Ithaca’s insurers will pay CAD $9 million (the “Settlement Amount”), in full and final settlement of all claims against Ithaca in the Action. Class Counsel Fees, including out-of-pocket expenses and taxes, were fixed by the Court as a first charge on the Settlement Amount in the amount of thirty (30) percent of CAD $9 million, plus disbursements, plus taxes. The settlement for the Class, less the Class Counsel Fees and disbursements, administrator’s expenses, and taxes, will be distributed to the Class in accordance with the Court-approved Plan of Allocation. The Settlement Agreement and Plan of Allocation may be viewed at https://bergermontague.ca/cases/ithaca-energy-inc/ and https://jssbarristers.ca/class-actions/ithaca-energy-inc/.

HOW TO MAKE A CLAIM FOR COMPENSATION:

CLAIMS FOR COMPENSATION MUST BE RECEIVED BY

Each Class Member must submit a completed Claim Form on or before January 5, 2026 in order to participate in the settlement. The Claim Form can be accessed or downloaded at

https://bergermontague.ca/cases/ithaca-energy-inc/ or obtained by calling the Administrator at 647.598.8772 ext 2. If you do not submit a completed Claim Form by January 5, 2026, you will not receive any part of the Net Settlement Amount.

The Court appointed Berger Montague (Canada) PC as the Administrator of the settlement to, among other things: (i) receive and process Claim Forms; (ii) decide eligibility for compensation; and (iii) distribute the net Settlement Amount to eligible Class Members. The Claim Form should be submitted to the Administrator by using the secure Online Claims System at  https://bergermontague.ca/cases/ithaca-energy-inc/ and https://jssbarristers.ca/class-actions/ithaca-energy-inc/. You may submit a paper Claim Form only if you do not have internet access. The paper Claim Form may be sent by mail or courier to:

Ithaca Administrator
330 Bay Street, Suite 505
Toronto, ON M5H 2S8
Email: [email protected]

QUESTIONS

Questions for the Class Members’ lawyers may be directed to:

Berger Montague (Canada) PC
330 Bay Street, Suite 505
Toronto, ON M5H 2S8
Tel: (647) 598-8772
Email: [email protected]

JSS Barristers
304 8 Ave SW #800,
Calgary, AB T2P 1C2
Tel:       403-571-0747
Email: [email protected]

INTERPRETATION

If there is a conflict between the provisions of this Notice and the Settlement Agreement, the terms of the Settlement Agreement will prevail.

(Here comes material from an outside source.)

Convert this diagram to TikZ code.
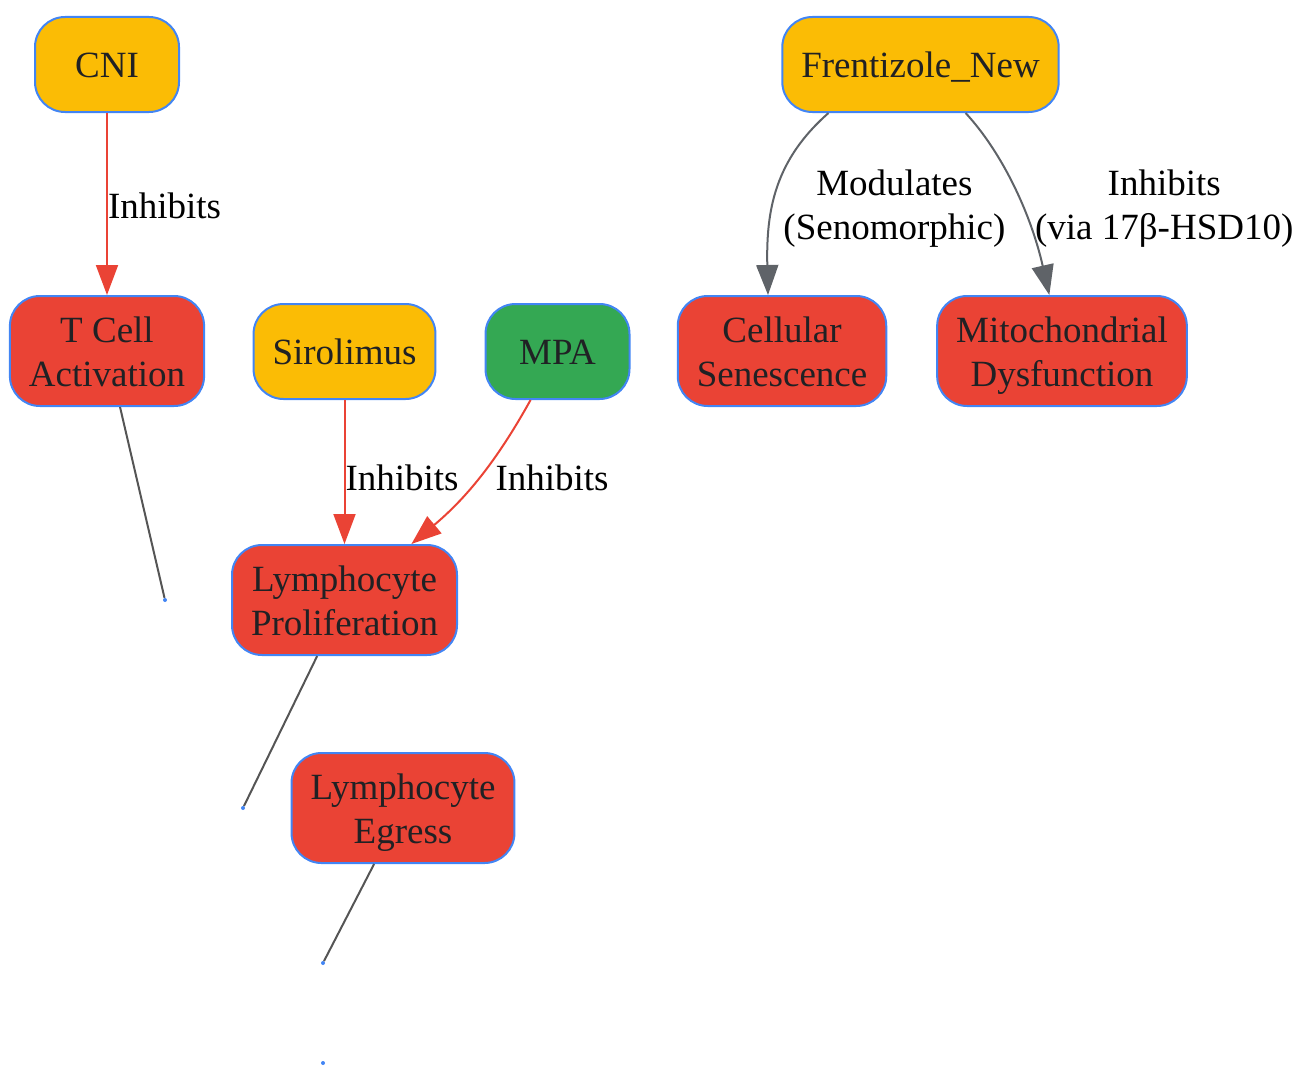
\documentclass[tikz,border=0pt]{standalone}
\usepackage{fontspec}
\setmainfont{Liberation Serif}
\usetikzlibrary{arrows.meta}

\definecolor{drugyellow}{HTML}{FBBC05}
\definecolor{effectred}{HTML}{EA4335}
\definecolor{druggreen}{HTML}{34A853}
\definecolor{boxblue}{HTML}{4285F4}
\definecolor{edgegray}{HTML}{5F6368}
\definecolor{linkgray}{HTML}{555555}
\definecolor{textdark}{HTML}{202124}

\begin{document}
\begin{tikzpicture}[x=1pt, y=-1pt,
	box/.style={draw=boxblue, line width=2pt, rounded corners=30pt, align=center, text=textdark, font=\fontsize{37}{44}\selectfont, inner xsep=19pt, inner ysep=12pt, minimum width=144pt, minimum height=95pt, text height=34pt, text depth=8pt},
	tall/.style={minimum height=110pt, text height=78pt},
	drug/.style={box, fill=drugyellow},
	agent/.style={box, fill=druggreen},
	effect/.style={box, fill=effectred},
	dot/.style={circle, fill=boxblue, inner sep=0pt, minimum size=4pt},
	lbl/.style={font=\fontsize{37}{44}\selectfont, align=center, inner sep=0pt},
	inhib/.style={draw=effectred, line width=2pt, -{Triangle[length=30pt,width=22pt]}},
	modul/.style={draw=edgegray, line width=2pt, -{Triangle[length=30pt,width=22pt]}},
	link/.style={draw=linkgray, line width=2pt}]
	
		\useasboundingbox (0,0) rectangle (1297,1065);
		
		%Drugs
		\node[drug] (cni) at (107,64.5) {CNI};
		\node[drug] (siro) at (344.5,351.5) {Sirolimus};
		\node[agent] (mpa) at (557.5,351.5) {MPA};
		\node[drug] (fren) at (920.5,64.5) {Frentizole\_New};
		
		%Effects
		\node[effect, tall] (tcell) at (107,351) {T Cell\\Activation};
		\node[effect, tall] (prolif) at (344.5,600) {Lymphocyte\\Proliferation};
		\node[effect, tall] (egress) at (403,808) {Lymphocyte\\Egress};
		\node[effect, tall] (senes) at (782,351) {Cellular\\Senescence};
		\node[effect, tall] (mito) at (1062,351) {Mitochondrial\\Dysfunction};
		
		\node[dot] (d1) at (165,600) {};
		\node[dot] (d2) at (243,808) {};
		\node[dot] (d3) at (323,963) {};
		\node[dot] (d4) at (323,1063) {};
		
		\draw[inhib] (cni) -- node[lbl, right, yshift=-2pt] {Inhibits} (tcell);
		\draw[inhib] (siro) -- node[lbl, right, pos=0.54] {Inhibits} (prolif);
		\draw[inhib] (mpa) .. controls (500,455) and (470,495) .. node[lbl, right, xshift=13pt, yshift=-4pt] {Inhibits} (prolif);
		
		\draw[modul] ([xshift=-92pt]fren.south) .. controls (775,160) and (766,210) .. node[lbl, right, xshift=5pt, yshift=-19pt] {Modulates\\(Senomorphic)} ([xshift=-14pt]senes.north);
		\draw[modul] (fren) .. controls (1000,150) and (1030,210) .. node[lbl, right, xshift=21pt, yshift=-23pt] {Inhibits\\(via 17β-HSD10)} (mito);
		
		\draw[link] (tcell) -- (d1);
		\draw[link] (prolif) -- (d2);
		\draw[link] (egress) -- (d3);
		
\end{tikzpicture}
\end{document}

This notice has been approved by the Court.  Questions about matters

in this notice should NOT be directed to the Court.
Background

This securities class action relates to the Defendants publishing core documents and making other statements containing misrepresentations about Ithaca’s offshore oil and gas business and operations concerning: (1) material modifications to its “FPF-1” Floating Production Facility; and (2) corresponding 2015 pro forma production and revenue projections for the Greater Stella Area. The representative plaintiff, on behalf of the class of shareholders, served his motion record in support of leave to proceed on December 1, 2015.

UPDATES

April 21, 2025. Upon the near conclusion of discovery, the parties have reached a settlement of the investor claim and pending approval from the Court. The hearing date is anticipated to be August 6 or 7, 2025. If the settlement agreement is approved by the Court and there are no objections from investors, we anticipate that the Claims Administration Process will commence during late September 2025.

June 24, 2019. The Court of King’s Bench of Alberta released its first decision relating to shareholders’ burden to seek “leave to proceed” with a statutory secondary market (a/k/a, open market purchase) claim against a responsible issuer.  The decision is identified as Stevens v. Ithaca Energy Inc., 2019 ABQB 474.

The investors argued that Ithaca Energy’s position directly violated the famous Supreme Court of Canada case of Kerr v. Daniel Leather Inc., 2007 SCC 44, at paragraphs 54 and 55, which was first followed in the context of a leave to proceed motion in Wong v. Pretium Resources Inc., 2017 ONSC 3361, at paragraphs 31 and 38.  Specifically, potential and the then current investors of Ithaca Energy should have been given all the then current material facts so they could make their own judgment about whether to accept or not management’s business judgment about the future outcome of the identified problems.

Equally as important for investors in providing a solid guidance as to what must be disclosed to investors, the Court of King’s Bench of Alberta also followed Sharbern Holdings Inc. v. Vancouver Airport Centre Ltd, 2011 SCC 23, in determining when an adverse fact rises to a level of becoming a material fact requiring disclosure to investors.  That definition can be summarized as asking whether that omitted adverse fact, if disclosed, would have significantly altered the total mix of information made available to investors at that time of the released quarterly report or news release.